Following orders does not justify wrong actions in the profession of nursing. I’m not talking about making a mistake, regardless of the severity of the outcome. No one is immune from making a mistake. I’m talking about the very few times in my nursing career I was given an order by a doctor to do something that I knew was wrong. As a professional, as a human being, it is not okay to go ahead and perform the order because the doctor said so. It is my job, my accountability, to bring my concerns forth to the doctor and ask for different instructions. Usually, that works. Occasionally, it doesn’t and then I am placed in the position of gatekeeper for the patient’s safety. It is not comfortable to refuse a doctor’s order. On one memorable occasion, early in my career, I refused to give a medication to a child. The doctor demanded my name, so he could “report” me to my manager, and I spelled it out to him over the phone “so that you get it right.” A toxicity test on the patient confirmed my assessment and no report was sent to my manager. Had I followed the order and the patient was harmed, “I was just following orders” would not have stood up in court as an excuse, nor would it have assuaged my damaged psyche.

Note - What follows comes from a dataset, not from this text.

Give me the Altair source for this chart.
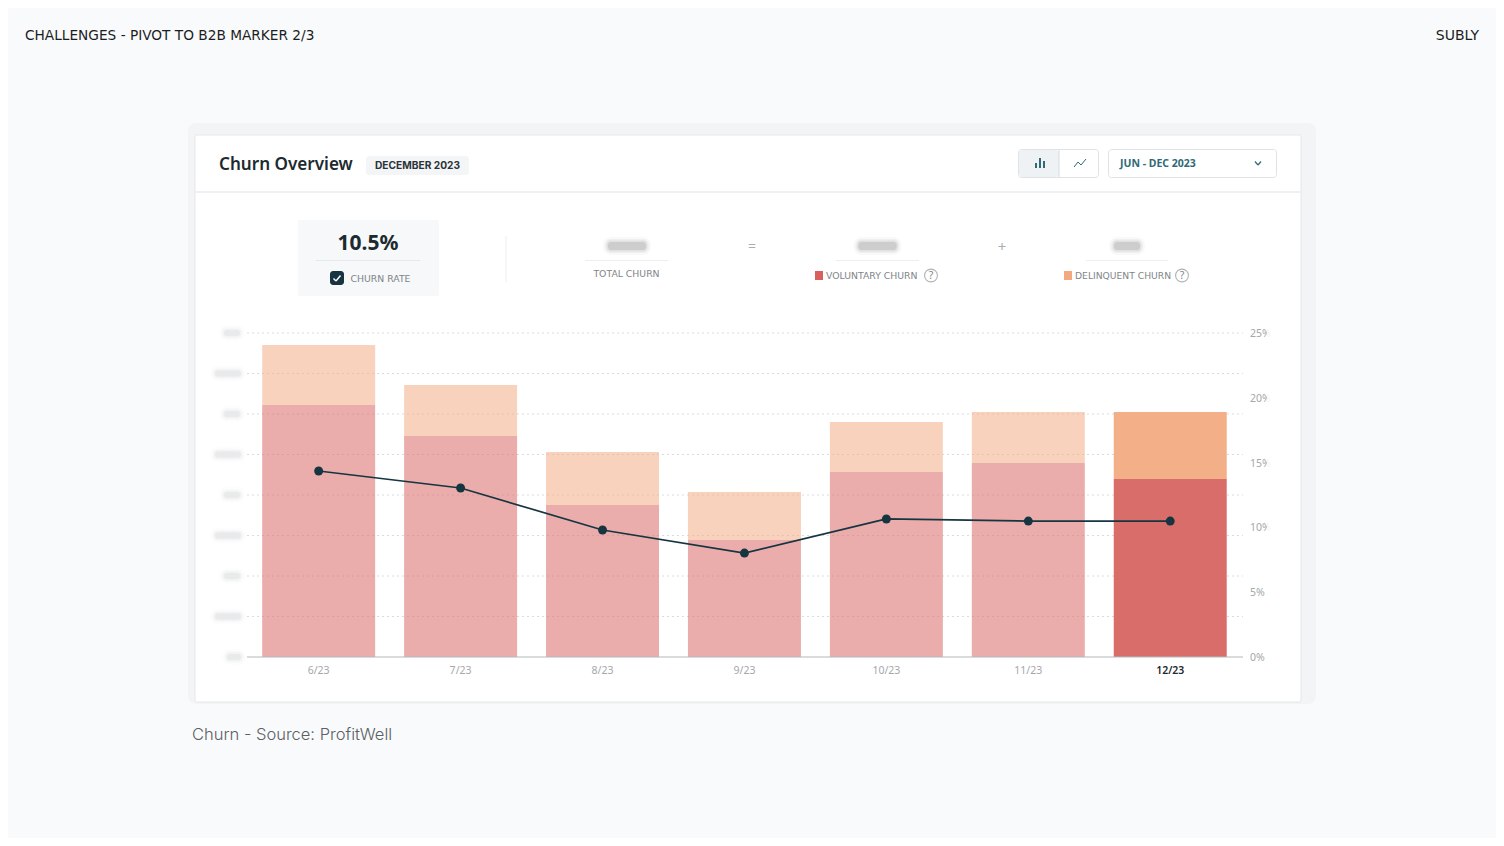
import altair as alt
import pandas as pd

months = ["6/23", "7/23", "8/23", "9/23", "10/23", "11/23", "12/23"]
voluntary = [3111, 2728, 1877, 1444, 2284, 2395, 2198]
delinquent = [741, 630, 654, 593, 617, 630, 827]
churn_rate = [14.35, 13.04, 9.8, 8.02, 10.65, 10.49, 10.49]
left_ticks = [0, 500, 1000, 1500, 2000, 2500, 3000, 3500, 4000]
left_blob_widths = [14, 26, 16, 26, 16, 26, 16, 26, 16]
left_blob_centres = [234, 228, 232, 228, 232, 228, 232, 228, 232]
right_ticks = [0, 5, 10, 15, 20, 25]

BG = "#f9fafb"
DARK = "#163540"
GREY = "#7f8589"
SANS = "Noto Sans"
WIDE = "DejaVu Sans"
X_RANGE = [239.7, 1233.2]
Y_RANGE = [649, 325]
x_scale = alt.Scale(domain=months, range=X_RANGE, paddingInner=0.204, paddingOuter=0.102)
x_enc = alt.X("month:N", scale=x_scale, axis=None, sort=months)
y_left = alt.Scale(domain=[0, 4000], range=Y_RANGE)
y_right = alt.Scale(domain=[0, 25], range=Y_RANGE)

one = alt.Data(values=[{"a": 1}])
def P(v):
    return alt.value(v - 8)

def rect(x0, y0, x1, y1, fill, stroke=None, radius=0, opacity=1.0):
    kw = dict(fill=fill, cornerRadius=radius, opacity=opacity)
    if stroke:
        kw.update(stroke=stroke, strokeWidth=1)
    return alt.Chart(one).mark_rect(**kw).encode(x=P(x0), x2=P(x1), y=P(y0), y2=P(y1))

def seg(x0, y0, x1, y1, color, width=1.0, dash=None):
    kw = dict(color=color, strokeWidth=width)
    if dash:
        kw["strokeDash"] = dash
    return alt.Chart(one).mark_rule(**kw).encode(x=P(x0), x2=P(x1), y=P(y0), y2=P(y1))

def label(s, x, y, size, color, weight=400, align="left", font=SANS, baseline="middle"):
    return alt.Chart(one).mark_text(
        text=s, fontSize=size, color=color, fontWeight=weight, align=align, baseline=baseline, font=font
    ).encode(x=P(x), y=P(y))

def blob(cx, cy, w, h, color="#7a8084", strength=1.0):
    out = []
    for grow, a in [(5, 0.06), (3, 0.10), (1.5, 0.16), (0, 0.24)]:
        out.append(rect(cx - w / 2 - grow, cy - h / 2 - grow, cx + w / 2 + grow, cy + h / 2 + grow,
                        color, radius=3 + grow, opacity=a * strength))
    return out

def help_icon(cx, cy):
    return [
        alt.Chart(one).mark_point(shape="circle", size=165, filled=False, color="#8f9498", strokeWidth=1.1).encode(x=P(cx), y=P(cy)),
        label("?", cx, cy + 0.5, 10.5, "#7f8589", align="center"),
    ]

layers = []
# page
layers.append(rect(0, 0, 1504, 846, BG))
layers.append(label("CHALLENGES - PIVOT TO B2B MARKER 2/3", 25, 35.5, 13.7, "#1b1d1f", font=WIDE))
layers.append(label("SUBLY", 1479, 35.5, 14, "#1b1d1f", align="right", font=WIDE))
layers.append(label("Churn - Source: ProfitWell", 192, 735, 16.5, "#5a6066", weight=300, font="Inter"))
# card
layers.append(rect(188, 123, 1316, 704, "#f2f4f5", radius=8))
layers.append(rect(195, 135, 1301, 702, "#ffffff", stroke="#e4e7e9", radius=2))
layers.append(seg(195, 192, 1301, 192, "#e8ebed", 1.5))
# header
layers.append(label("Churn Overview", 219, 165, 17.1, "#1d2a30", weight=600))
layers.append(rect(366, 156, 469, 175, "#f3f5f6", radius=3))
layers.append(label("DECEMBER 2023", 417.5, 165.5, 10.2, "#2b3338", weight=700, align="center", font="Inter"))
layers.append(rect(1018.5, 149.5, 1098.5, 177.5, "#ffffff", stroke="#dfe3e6", radius=3))
layers.append(rect(1019, 150, 1059, 177, "#eff2f4", radius=3))
layers.append(seg(1059, 150, 1059, 177, "#d5dadd"))
for bx, by in [(1036, 163), (1040, 158), (1044, 161)]:
    layers.append(seg(bx, by, bx, 168, "#2f6a76", 2))
for a, b, c, d in [(1074, 167, 1078, 162), (1078, 162, 1081, 165), (1081, 165, 1086, 159)]:
    layers.append(seg(a, b, c, d, "#2f6a76", 1))
layers.append(rect(1108.5, 149.5, 1276.5, 177.5, "#ffffff", stroke="#dfe3e6", radius=3))
layers.append(label("JUN - DEC 2023", 1120, 164, 10.5, "#2f6a76", weight=700))
layers.append(seg(1255, 161.5, 1258, 165, "#2f6a76", 1.2))
layers.append(seg(1258, 165, 1261, 161.5, "#2f6a76", 1.2))
# KPI row
layers.append(rect(298, 220, 439, 296, "#f6f8f9", radius=2))
layers.append(label("10.5%", 368, 244, 21, "#1d2a30", weight=700, align="center"))
layers.append(seg(316, 260.5, 420, 260.5, "#e6e9eb"))
layers.append(rect(330, 271, 344, 285, DARK, radius=3))
layers.append(seg(333.5, 278.5, 336, 281, "#ffffff", 1.4))
layers.append(seg(336, 281, 340.5, 275.5, "#ffffff", 1.4))
layers.append(label("CHURN RATE", 350.5, 278.5, 9.3, GREY, font=WIDE))
layers.append(seg(506, 236, 506, 282, "#eceef0"))
layers.extend(blob(627, 246, 38, 8, strength=0.8))
layers.append(seg(585, 260.5, 668, 260.5, "#eceef0"))
layers.append(label("TOTAL CHURN", 626.5, 274, 9.3, GREY, align="center", font=WIDE))
layers.append(label("=", 752, 247, 14, "#a9aeb2", align="center"))
layers.extend(blob(877.5, 246, 38, 8, strength=0.8))
layers.append(seg(836, 260.5, 919, 260.5, "#eceef0"))
layers.append(rect(815, 271, 823, 280, "#d9605c"))
layers.append(label("VOLUNTARY CHURN", 826, 275.5, 9.3, GREY, font=WIDE))
layers.extend(help_icon(931, 275.5))
layers.append(label("+", 1002, 247, 15, "#a9aeb2", align="center"))
layers.extend(blob(1127, 246, 26, 8, strength=0.8))
layers.append(seg(1086, 260.5, 1168, 260.5, "#eceef0"))
layers.append(rect(1064, 271, 1072, 280, "#f2a97e"))
layers.append(label("DELINQUENT CHURN", 1075, 275.5, 9.2, GREY, font=WIDE))
layers.extend(help_icon(1182, 275.5))

# gridlines and left-hand tick blobs
grid_df = pd.DataFrame({"tick": left_ticks[1:]})
layers.append(alt.Chart(grid_df).mark_rule(color="#d9dcdf", strokeWidth=1, strokeDash=[2, 3]).encode(
    y=alt.Y("tick:Q", scale=y_left, axis=None), x=P(247), x2=P(1243)))
for tick, w, c in zip(left_ticks, left_blob_widths, left_blob_centres):
    cy = 657 - tick * 324 / 4000
    layers.extend(blob(c, cy, w, 6, color="#9aa0a4", strength=0.42))

# bars
bar_df = pd.DataFrame({
    "month": months * 2,
    "kind": ["Voluntary"] * 7 + ["Delinquent"] * 7,
    "rank": [0] * 7 + [1] * 7,
    "value": voluntary + delinquent,
})
layers.append(alt.Chart(bar_df).mark_bar().encode(
    x=x_enc,
    y=alt.Y("value:Q", stack="zero", scale=y_left, axis=None),
    order=alt.Order("rank:Q"),
    color=alt.Color("kind:N", legend=None,
                    scale=alt.Scale(domain=["Voluntary", "Delinquent"], range=["#d96d69", "#f2af88"])),
    opacity=alt.condition(alt.datum.month == "12/23", alt.value(1.0), alt.value(0.56)),
))
layers.append(seg(247, 657, 1243, 657, "#b4b8bb", 1.2))

# churn rate
rate_df = pd.DataFrame({"month": months, "rate": churn_rate})
y_rate = alt.Y("rate:Q", scale=y_right, axis=None)
layers.append(alt.Chart(rate_df).mark_line(color=DARK, strokeWidth=1.7).encode(x=x_enc, y=y_rate))
layers.append(alt.Chart(rate_df).mark_point(filled=True, color=DARK, size=80, opacity=1).encode(x=x_enc, y=y_rate))

# x tick labels
tick_df = pd.DataFrame({"month": months})
layers.append(alt.Chart(tick_df).transform_filter(alt.datum.month != "12/23").mark_text(
    fontSize=10.5, font=SANS, baseline="middle", color="#a3a8ab").encode(x=x_enc, y=P(670.5), text="month:N"))
layers.append(alt.Chart(tick_df).transform_filter(alt.datum.month == "12/23").mark_text(
    fontSize=10.5, font=SANS, baseline="middle", color="#1d2a30", fontWeight=600).encode(x=x_enc, y=P(670.5), text="month:N"))
# right tick labels
right_df = pd.DataFrame({"tick": right_ticks, "name": [f"{t}%" for t in right_ticks]})
layers.append(alt.Chart(right_df).mark_text(fontSize=10.5, font=SANS, align="left", baseline="middle",
                                            color="#a3a8ab", dy=1).encode(
    y=alt.Y("tick:Q", scale=y_right, axis=None), x=P(1250), text="name:N"))
for i in range(2, 6):
    cy = 657 - right_ticks[i] * 324 / 25
    layers.append(rect(1267, cy - 7, 1277, cy + 7, "#ffffff", radius=4, opacity=0.85))

chart = alt.layer(*layers).resolve_scale(y="independent").properties(
    width=1488, height=830, padding=0, autosize=alt.AutoSizeParams(type="none"), background=BG
).configure_view(stroke=None)

chart.save("out.html", embed_options={"renderer": "svg", "actions": False})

My friend’s choices, while difficult for me to understand, support his right to live life on his own terms, to make his own choices. Like Hunter S. Thompson, he didn’t have a high regard for authority. I can learn from his example of self-empowerment. While my own choices tend to be on the conservative side, I can learn from these two men the value of listening to my own conscience, my own inner voice. The path it leads me on might not be a safe one, but if I keep my integrity and self respect, then it’s the right one.